Politicians need to be reminded not to abdicate their responsibility or forget their promises, writes Dalbinder Singh Gill, regarding the plight of villagers in Penang who are facing eviction from their homes.
When one talks about cows in Penang, the “High Chaparral” of Penang tops the list in Penang. Where is this place? Tucked away in Gelugor, hidden from the commotion of the city, lies this village well known as Kampung Buah Pala, 6.5 acres of beautifully landscaped surroundings.
But now, this village of about 300 villagers may be a thing of the past due to the alleged greed, hidden deals or back room machinations of certain quarters like the previous state government, Koperasi Pegawai Kerajaan Negeri Pulau Pinang Berhad, the Land Office and certain officials in the current state administration.

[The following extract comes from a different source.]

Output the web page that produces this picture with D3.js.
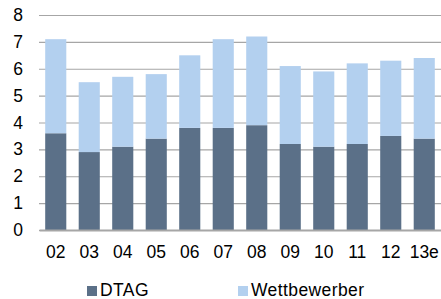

The settlement originally came under a housing trust gazetted under the Housing Trust Act 1950 and residents paid temporary occupation licence (TOL) rents to the Land Office from the days of British colonial administration up to 2005.
That status has become a curse to the village in recent years. Developers have long coveted the area for high-rise development.
In my personal view, this has all the makings of a big land scam. The sale of the land was at about RM11 per sq ft when it is actually about RM100 something at market value, according to village action committee reps.
Kampung Buah Pala Action Committee chairman M Sugumaran, 52, blamed the previous state government under Dr Koh Tsu Koon for their plight.
In 1999, the villagers requested the federal government to gazette the area as a traditional Tamil Hindu settlement in accordance with its policy of preserving traditional villages as symbols of national pride. But the villagers’ attempt proved futile.
Senior resident, Draviam Arul Pillay, 84, said that Pakatan leaders had promised the villagers that they would preserve Kampung Buah Pala as a traditional Tamil Hindu village. “They vowed to defend our rights and interests,” said the senior citizen.
But their hopes faded when Raveentheran, the PKR Adun for the area, said it was all about ringgit and sen. The residents reminded the Pakatan reps that during the last general election campaign, top Pakatan leaders and candidates had vowed to go all out to preserve this village and defend the villagers’ right to the land.
Now, after 14 months of taking over the state government, Pakatan leaders are running away from the case giving excuses that it would be sub-judice to talk about the case or that they can’t do much as the case is now before the courts. Note, however, that the land alienation actually took place on 27 March 2008, just a few weeks after Pakatan stormed into power in Penang.
Politicians need to be reminded not to abdicate their responsibility or forget their promises lest greed triumphs in the end.